For Companies Eyeing AI, the Question Is ‘When, Not If’
Generative AI has so much potential that firms in every sector should be paying close attention, said two Yale SOM alums in the field. But each company will need to decide whether to move quickly or wait until issues are ironed out.
As computers evolved from room-sized contraptions wrangled by specialists to machines that displaced typewriters on more and more desks, the change was met with excitement, anxiety, hype, and skepticism. Workers feared being replaced by machines; managers weren’t sure, despite the eyewatering expense of equipping everyone with a computer, whether the devices actually made workers more productive.
Today, businesses face a similar choice. A nascent, probably transformative technology is emerging. Generative AI is reshaping how we access and interact with information. Every sector is either feeling the impact now or will soon. The release of Chat GPT in November 2022 unleashed phenomenal buzz and a torrent of money into the tech sector. But how soon this technology will be broadly useful remains an open question.
One threshold has been passed, according to James Lin ’15, head of AI/ML innovation at Experian; the question facing companies is “when, not if” they will incorporate AI.
Those who move now will be part of figuring how to best use a technology with enormous but undefined potential. “It’s very unexplored,” said Jonas Dahl ’14, a senior product manager with Microsoft’s customer data platform. “There’s a lot of excitement.”
Dahl and Lin spoke during a Yale SOM discussion on September 22. The event was moderated by Alex Burnap, assistant professor of marketing, whose research focuses on using generative AI and other forms of machine learning to improve product management and design.
Microsoft has invested billions in its partnership with OpenAI, ChatGPT’s developer. AIs built around a large language model (LLM), Dahl noted, allow non-technical people to access data easily. “Before you had to write SQL or use a clunky query builder,” he said. “LLMs provide a completely different interface. It’s natural language. I can say, ‘How many people aged between 25 and 35 bought a handbag in California last week?’”
Drawing on the data, the AI can then generate marketing emails. And it can deliver a 360-degree view of customers synthesized from data currently walled off in sales, call center, and transaction siloes. That means, when properly trained and constrained, a generative AI can improve productivity, analysis, and insight. But both Lin and Dahl acknowledged that knowing whether an AI is properly trained and constrained isn’t straightforward.
Burnap offered an example of the challenge of getting an AI trained. If a company like Yelp wanted to use an LLM AI to offer an overall assessment based on all the user-submitted reviews of a restaurant, the AI would have to be fine-tuned to understand which reviews were helpful and which were not, which were real and which were spoofs. That requires tedious, time-intensive labeling of reviews by humans followed by testing to confirm that the AI learned the right lessons.
“It’s a lot of work that companies have to account for,” Lin said. There are automated ways to fine-tune an AI, but, he said, Experian has found it worthwhile to use an instruction-based format even though it requires human intervention, often from people with domain-specific knowledge like managers, product specialists, and business analysts. “The way that we’re looking at it is that the data that we’re enriching is our core asset,” he said.

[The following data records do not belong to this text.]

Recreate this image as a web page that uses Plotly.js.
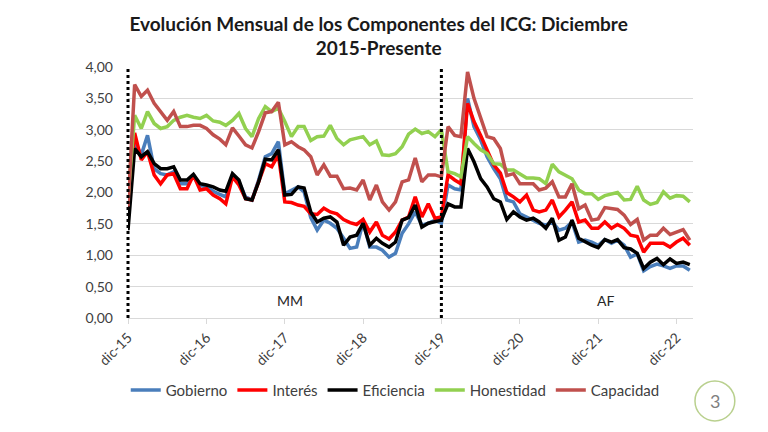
<!DOCTYPE html>
<html><head><meta charset="utf-8">
<script src="https://cdn.plot.ly/plotly-3.0.1.min.js"></script>
<style>html,body{margin:0;padding:0;background:#fff}#chart{width:768px;height:432px}</style>
</head><body><div id="chart"></div>
<script>
// Monthly categories: Dec-2015 .. Feb-2023 (87 months)
const firstYear = 2015, firstMonth = 12, monthCount = 87;
const months = [];
for (let k = 0; k < monthCount; k++) {
  const m0 = firstMonth - 1 + k;
  const y = firstYear + Math.floor(m0 / 12);
  const m = (m0 % 12) + 1;
  months.push(y + '-' + String(m).padStart(2, '0') + '-01');
}
const tickDates = ['2015-12-01','2016-12-01','2017-12-01','2018-12-01','2019-12-01','2020-12-01','2021-12-01','2022-12-01'];
const tickLabels = ['dic-15','dic-16','dic-17','dic-18','dic-19','dic-20','dic-21','dic-22'];
const yTicks = [0,0.5,1,1.5,2,2.5,3,3.5,4];

const gobierno = [1.80,2.80,2.60,2.91,2.38,2.30,2.28,2.33,2.14,2.14,2.25,2.11,2.09,2.02,1.97,1.93,2.28,2.17,1.93,1.88,2.20,2.57,2.62,2.81,1.98,2.04,2.09,2.01,1.60,1.40,1.56,1.51,1.43,1.27,1.11,1.13,1.53,1.13,1.13,1.08,0.97,1.03,1.35,1.50,1.69,1.48,1.51,1.56,1.51,2.12,2.06,2.04,3.50,3.05,2.84,2.57,2.38,2.22,1.88,1.85,1.66,1.61,1.56,1.51,1.48,1.53,1.40,1.43,1.53,1.21,1.24,1.21,1.16,1.25,1.19,1.24,1.16,0.97,1.02,0.75,0.82,0.86,0.83,0.79,0.83,0.83,0.76];
const interes = [1.75,2.95,2.52,2.65,2.28,2.14,2.28,2.30,2.06,2.06,2.28,2.04,2.06,1.96,1.90,1.82,2.25,2.12,1.90,1.88,2.17,2.46,2.41,2.60,1.85,1.84,1.80,1.78,1.66,1.65,1.75,1.69,1.66,1.57,1.52,1.49,1.57,1.37,1.53,1.32,1.26,1.37,1.56,1.61,1.93,1.61,1.82,1.59,1.61,2.28,2.20,2.14,3.42,3.13,2.91,2.68,2.44,2.31,2.00,1.93,1.85,1.96,1.72,1.69,1.72,1.88,1.61,1.72,1.85,1.53,1.56,1.43,1.43,1.53,1.43,1.49,1.43,1.32,1.30,1.05,1.19,1.19,1.19,1.13,1.21,1.27,1.16];
const eficiencia = [1.40,2.70,2.57,2.65,2.46,2.38,2.38,2.41,2.20,2.20,2.29,2.14,2.12,2.09,2.04,2.02,2.30,2.20,1.90,1.88,2.17,2.53,2.52,2.68,1.96,1.97,2.09,2.07,1.69,1.53,1.59,1.61,1.53,1.16,1.29,1.32,1.51,1.16,1.27,1.19,1.13,1.21,1.56,1.60,1.80,1.45,1.51,1.53,1.56,1.82,1.77,1.77,2.70,2.49,2.22,2.09,1.90,1.85,1.57,1.69,1.61,1.56,1.59,1.53,1.43,1.59,1.24,1.29,1.56,1.27,1.21,1.16,1.12,1.25,1.21,1.25,1.12,1.10,1.03,0.79,0.89,0.95,0.85,0.94,0.87,0.89,0.85];
const honestidad = [1.90,3.23,3.02,3.29,3.10,3.02,3.05,3.15,3.20,3.23,3.20,3.18,3.23,3.14,3.12,3.07,3.15,3.26,3.02,2.89,3.18,3.37,3.29,3.34,3.13,2.89,3.05,3.05,2.83,2.89,2.90,3.07,2.86,2.76,2.84,2.87,2.89,2.76,2.82,2.60,2.59,2.62,2.73,2.93,3.01,2.94,2.97,2.89,3.00,2.33,2.30,2.25,2.89,2.78,2.68,2.62,2.46,2.45,2.36,2.36,2.30,2.23,2.23,2.22,2.14,2.45,2.33,2.28,2.22,2.04,1.98,1.98,1.89,1.95,1.97,2.00,1.88,1.89,2.10,1.88,1.81,1.84,2.01,1.91,1.95,1.94,1.85];
const capacidad = [1.78,3.72,3.53,3.63,3.42,3.29,3.15,3.29,3.05,3.05,3.07,3.07,3.02,2.92,2.85,2.76,3.03,2.90,2.76,2.71,2.97,3.27,3.29,3.44,2.76,2.81,2.73,2.68,2.57,2.28,2.44,2.26,2.26,2.06,2.07,2.04,2.20,1.88,2.12,1.85,1.72,1.85,2.17,2.20,2.55,2.17,2.28,2.28,2.25,3.05,2.91,2.89,3.92,3.50,3.21,2.89,2.86,2.70,2.27,2.30,2.14,2.14,2.14,2.04,2.07,2.17,1.93,1.93,2.14,1.74,1.80,1.56,1.58,1.76,1.74,1.73,1.64,1.49,1.57,1.24,1.32,1.32,1.43,1.33,1.37,1.41,1.24];

const seriesNames = ['Gobierno','Interés','Eficiencia','Honestidad','Capacidad'];
const seriesValues = [gobierno, interes, eficiencia, honestidad, capacidad];
const seriesColors = ['#4A7EBB','#FF0000','#000000','#92D050','#C0504D'];

const FONT = 'Lato, Carlito, "Open Sans", sans-serif';
const traces = seriesNames.map((n, k) => ({
  type: 'scatter', mode: 'lines', name: n,
  x: months, y: seriesValues[k],
  line: {color: seriesColors[k], width: 3.5}
}));

const layout = {
  width: 768, height: 432,
  paper_bgcolor: '#ffffff', plot_bgcolor: '#ffffff',
  separators: ',.',
  font: {family: FONT, size: 14, color: '#404040'},
  margin: {l: 128, r: 75, t: 67, b: 114},
  title: {
    text: 'Evolución Mensual de los Componentes del ICG: Diciembre<br>2015-Presente',
    font: {family: FONT, size: 19, color: '#1a1a1a', weight: 'bold'},
    x: 0.493, xref: 'container', xanchor: 'center',
    y: 0.929, yref: 'container', yanchor: 'top'
  },
  xaxis: {
    type: 'date',
    range: ['2015-12-01', '2023-02-16'],
    tickvals: tickDates, ticktext: tickLabels,
    tickangle: -45,
    showgrid: false, zeroline: false,
    showline: true, linecolor: '#D9D9D9', linewidth: 1,
    ticks: 'outside', ticklen: 5, tickcolor: '#D9D9D9',
    tickfont: {family: FONT, size: 14, color: '#404040'}
  },
  yaxis: {
    range: [0, 4],
    tickvals: yTicks, tickformat: '.2f',
    showgrid: true, gridcolor: '#D9D9D9', gridwidth: 1,
    zeroline: false, showline: false,
    ticks: '', ticklabelstandoff: 14,
    tickfont: {family: FONT, size: 14, color: '#404040'}
  },
  showlegend: true,
  legend: {
    orientation: 'h', x: 0.473, xanchor: 'center', y: -0.222, yanchor: 'top',
    font: {family: FONT, size: 15, color: '#404040'},
    bgcolor: 'rgba(0,0,0,0)'
  },
  shapes: [
    {type: 'line', xref: 'paper', yref: 'paper', x0: 0, x1: 0, y0: 0, y1: 1,
     line: {color: '#000000', width: 3, dash: 'dot'}},
    {type: 'line', xref: 'x', yref: 'paper', x0: '2019-12-01', x1: '2019-12-01', y0: 0, y1: 1,
     line: {color: '#000000', width: 3, dash: 'dot'}},
    {type: 'circle', xref: 'paper', yref: 'paper',
     x0: 1.0035, x1: 1.074, y0: -0.410, y1: -0.251,
     line: {color: '#B9D08E', width: 1.5}, fillcolor: 'rgba(0,0,0,0)'}
  ],
  annotations: [
    {text: 'MM', xref: 'paper', yref: 'paper', x: 0.287, y: 0.068, xanchor: 'center', yanchor: 'middle', showarrow: false,
     font: {family: FONT, size: 14, color: '#262626'}},
    {text: 'AF', xref: 'paper', yref: 'paper', x: 0.846, y: 0.068, xanchor: 'center', yanchor: 'middle', showarrow: false,
     font: {family: FONT, size: 14, color: '#262626'}},
    {text: '3', xref: 'paper', yref: 'paper', x: 1.039, y: -0.331, xanchor: 'center', yanchor: 'middle', showarrow: false,
     font: {family: FONT, size: 18, color: '#7F7F7F'}}
  ]
};

Plotly.newPlot('chart', traces, layout, {displayModeBar: false, responsive: false});
</script></body></html>
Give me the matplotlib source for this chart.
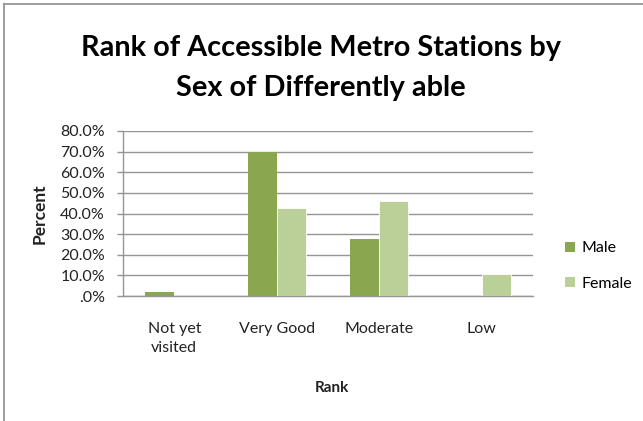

Prioritizing quality data over a specific AI platform is wise when things are changing so quickly, Lin added: “Strategically the most important thing is to remain flexible, because nobody knows what’s around the corner.”
Burnap pointed out that while big players like Open AI and Google get much of the attention, there are already over 150,000 LLMs. When companies decide to move forward with AI, one of the key early choices is whether to use an open-source AI, which offers flexibility in fine-tuning for a specific capability, or a commercial product, which doesn’t require much expertise but is a black box.
“It really depends on the use case,” Dahl said. “For some applications you want to look under the hood and understand everything that’s going on. For some, it’s fine to use a black box.”
Burnap underscored that bias, misinformation, and hallucinations all continue to be significant issues with LLMs. While it might be less efficient, Dahl said, he would review marketing emails that an AI generates rather than letting them be sent automatically. A human review could prevent brand-damaging problems if there were something offensive in the email.
It’s also prudent to limit an AI to only answering questions within its area of knowledge, he noted. That way it will respond, “I don’t know” rather than making up a response. “It’s very important to understand that as a product manager you can really influence the risk you’re taking,” Dahl said.
However, sensible guardrails can’t eliminate all bias or hallucinations. Lin pointed out that it’s currently impossible to predict where hallucination will pop up. “That’s the crux of the problem.” That means, for Experian, which operates in the regulated financial sector, Lin said, “If there is a key financial decision, there has to be a human in the loop.” He expects that policy to continue for the foreseeable future.
So when should companies bring AI on board? The question, Lin said, is whether “you want to be an early adopter and face the problems that we’re talking about—or do you come in later when some of these things are solved.”